- [Exercise brief] Copy nothing but the text: reproduce each line of the listing exactly and leave the pictures out.

__________

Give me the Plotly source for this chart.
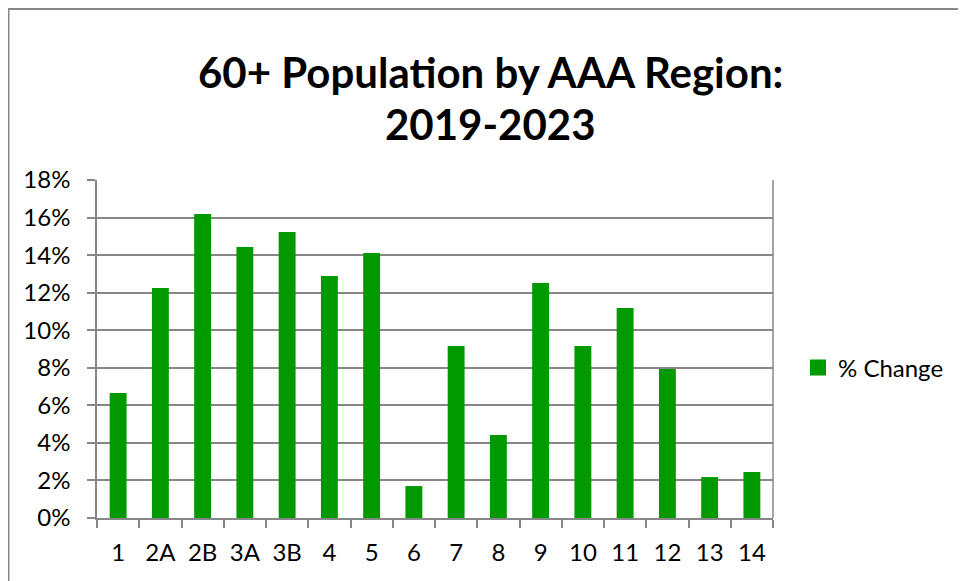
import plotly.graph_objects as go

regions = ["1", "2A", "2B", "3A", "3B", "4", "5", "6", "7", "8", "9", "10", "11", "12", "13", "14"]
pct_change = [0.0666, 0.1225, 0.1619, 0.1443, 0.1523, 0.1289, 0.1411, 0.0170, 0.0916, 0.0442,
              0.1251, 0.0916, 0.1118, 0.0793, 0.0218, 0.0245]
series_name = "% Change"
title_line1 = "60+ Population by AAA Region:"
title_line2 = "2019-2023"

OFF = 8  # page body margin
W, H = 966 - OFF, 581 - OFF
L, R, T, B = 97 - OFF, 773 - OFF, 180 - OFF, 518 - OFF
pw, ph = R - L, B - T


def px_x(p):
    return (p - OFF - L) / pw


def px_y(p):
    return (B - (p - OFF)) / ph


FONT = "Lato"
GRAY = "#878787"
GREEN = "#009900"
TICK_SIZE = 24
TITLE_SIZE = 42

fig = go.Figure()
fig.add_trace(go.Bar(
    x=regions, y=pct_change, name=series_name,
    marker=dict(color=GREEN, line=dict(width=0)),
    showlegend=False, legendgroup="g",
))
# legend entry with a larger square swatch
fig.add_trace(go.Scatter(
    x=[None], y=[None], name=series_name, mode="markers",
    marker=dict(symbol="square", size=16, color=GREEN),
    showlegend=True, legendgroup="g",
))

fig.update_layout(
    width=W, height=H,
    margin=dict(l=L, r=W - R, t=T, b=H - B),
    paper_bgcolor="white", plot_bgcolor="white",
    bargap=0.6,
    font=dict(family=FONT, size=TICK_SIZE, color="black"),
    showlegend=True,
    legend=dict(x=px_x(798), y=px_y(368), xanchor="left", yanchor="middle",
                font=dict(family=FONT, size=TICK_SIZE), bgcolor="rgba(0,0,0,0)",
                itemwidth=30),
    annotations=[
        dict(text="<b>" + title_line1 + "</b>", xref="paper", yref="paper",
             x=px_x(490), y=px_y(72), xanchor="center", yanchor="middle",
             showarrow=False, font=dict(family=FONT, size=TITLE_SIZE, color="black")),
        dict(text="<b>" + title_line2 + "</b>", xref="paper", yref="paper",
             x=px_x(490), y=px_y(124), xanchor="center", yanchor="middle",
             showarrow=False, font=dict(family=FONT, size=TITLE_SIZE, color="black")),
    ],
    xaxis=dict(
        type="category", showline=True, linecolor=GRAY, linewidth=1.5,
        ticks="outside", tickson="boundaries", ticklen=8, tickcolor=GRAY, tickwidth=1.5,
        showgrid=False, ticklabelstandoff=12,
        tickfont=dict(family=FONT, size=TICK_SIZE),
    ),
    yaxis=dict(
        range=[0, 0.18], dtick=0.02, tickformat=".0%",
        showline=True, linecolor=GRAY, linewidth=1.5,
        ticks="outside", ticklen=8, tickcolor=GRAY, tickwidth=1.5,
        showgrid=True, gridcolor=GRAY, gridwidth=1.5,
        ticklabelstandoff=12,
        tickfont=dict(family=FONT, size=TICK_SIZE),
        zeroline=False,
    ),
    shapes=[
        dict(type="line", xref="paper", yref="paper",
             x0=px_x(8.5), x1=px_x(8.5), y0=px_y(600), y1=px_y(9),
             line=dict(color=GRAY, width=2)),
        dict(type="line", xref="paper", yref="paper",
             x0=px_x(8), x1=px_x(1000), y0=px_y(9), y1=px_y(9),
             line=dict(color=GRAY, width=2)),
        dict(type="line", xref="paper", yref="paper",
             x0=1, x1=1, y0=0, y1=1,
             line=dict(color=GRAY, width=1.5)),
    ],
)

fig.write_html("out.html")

__________

- [Correct response]
Give me the Plotly source for this chart.
import plotly.graph_objects as go

regions = ["1", "2A", "2B", "3A", "3B", "4", "5", "6", "7", "8", "9", "10", "11", "12", "13", "14"]
pct_change = [0.0666, 0.1225, 0.1619, 0.1443, 0.1523, 0.1289, 0.1411, 0.0170, 0.0916, 0.0442,
              0.1251, 0.0916, 0.1118, 0.0793, 0.0218, 0.0245]
series_name = "% Change"
title_line1 = "60+ Population by AAA Region:"
title_line2 = "2019-2023"

OFF = 8  # page body margin
W, H = 966 - OFF, 581 - OFF
L, R, T, B = 97 - OFF, 773 - OFF, 180 - OFF, 518 - OFF
pw, ph = R - L, B - T


def px_x(p):
    return (p - OFF - L) / pw


def px_y(p):
    return (B - (p - OFF)) / ph


FONT = "Lato"
GRAY = "#878787"
GREEN = "#009900"
TICK_SIZE = 24
TITLE_SIZE = 42

fig = go.Figure()
fig.add_trace(go.Bar(
    x=regions, y=pct_change, name=series_name,
    marker=dict(color=GREEN, line=dict(width=0)),
    showlegend=False, legendgroup="g",
))
# legend entry with a larger square swatch
fig.add_trace(go.Scatter(
    x=[None], y=[None], name=series_name, mode="markers",
    marker=dict(symbol="square", size=16, color=GREEN),
    showlegend=True, legendgroup="g",
))

fig.update_layout(
    width=W, height=H,
    margin=dict(l=L, r=W - R, t=T, b=H - B),
    paper_bgcolor="white", plot_bgcolor="white",
    bargap=0.6,
    font=dict(family=FONT, size=TICK_SIZE, color="black"),
    showlegend=True,
    legend=dict(x=px_x(798), y=px_y(368), xanchor="left", yanchor="middle",
                font=dict(family=FONT, size=TICK_SIZE), bgcolor="rgba(0,0,0,0)",
                itemwidth=30),
    annotations=[
        dict(text="<b>" + title_line1 + "</b>", xref="paper", yref="paper",
             x=px_x(490), y=px_y(72), xanchor="center", yanchor="middle",
             showarrow=False, font=dict(family=FONT, size=TITLE_SIZE, color="black")),
        dict(text="<b>" + title_line2 + "</b>", xref="paper", yref="paper",
             x=px_x(490), y=px_y(124), xanchor="center", yanchor="middle",
             showarrow=False, font=dict(family=FONT, size=TITLE_SIZE, color="black")),
    ],
    xaxis=dict(
        type="category", showline=True, linecolor=GRAY, linewidth=1.5,
        ticks="outside", tickson="boundaries", ticklen=8, tickcolor=GRAY, tickwidth=1.5,
        showgrid=False, ticklabelstandoff=12,
        tickfont=dict(family=FONT, size=TICK_SIZE),
    ),
    yaxis=dict(
        range=[0, 0.18], dtick=0.02, tickformat=".0%",
        showline=True, linecolor=GRAY, linewidth=1.5,
        ticks="outside", ticklen=8, tickcolor=GRAY, tickwidth=1.5,
        showgrid=True, gridcolor=GRAY, gridwidth=1.5,
        ticklabelstandoff=12,
        tickfont=dict(family=FONT, size=TICK_SIZE),
        zeroline=False,
    ),
    shapes=[
        dict(type="line", xref="paper", yref="paper",
             x0=px_x(8.5), x1=px_x(8.5), y0=px_y(600), y1=px_y(9),
             line=dict(color=GRAY, width=2)),
        dict(type="line", xref="paper", yref="paper",
             x0=px_x(8), x1=px_x(1000), y0=px_y(9), y1=px_y(9),
             line=dict(color=GRAY, width=2)),
        dict(type="line", xref="paper", yref="paper",
             x0=1, x1=1, y0=0, y1=1,
             line=dict(color=GRAY, width=1.5)),
    ],
)

fig.write_html("out.html")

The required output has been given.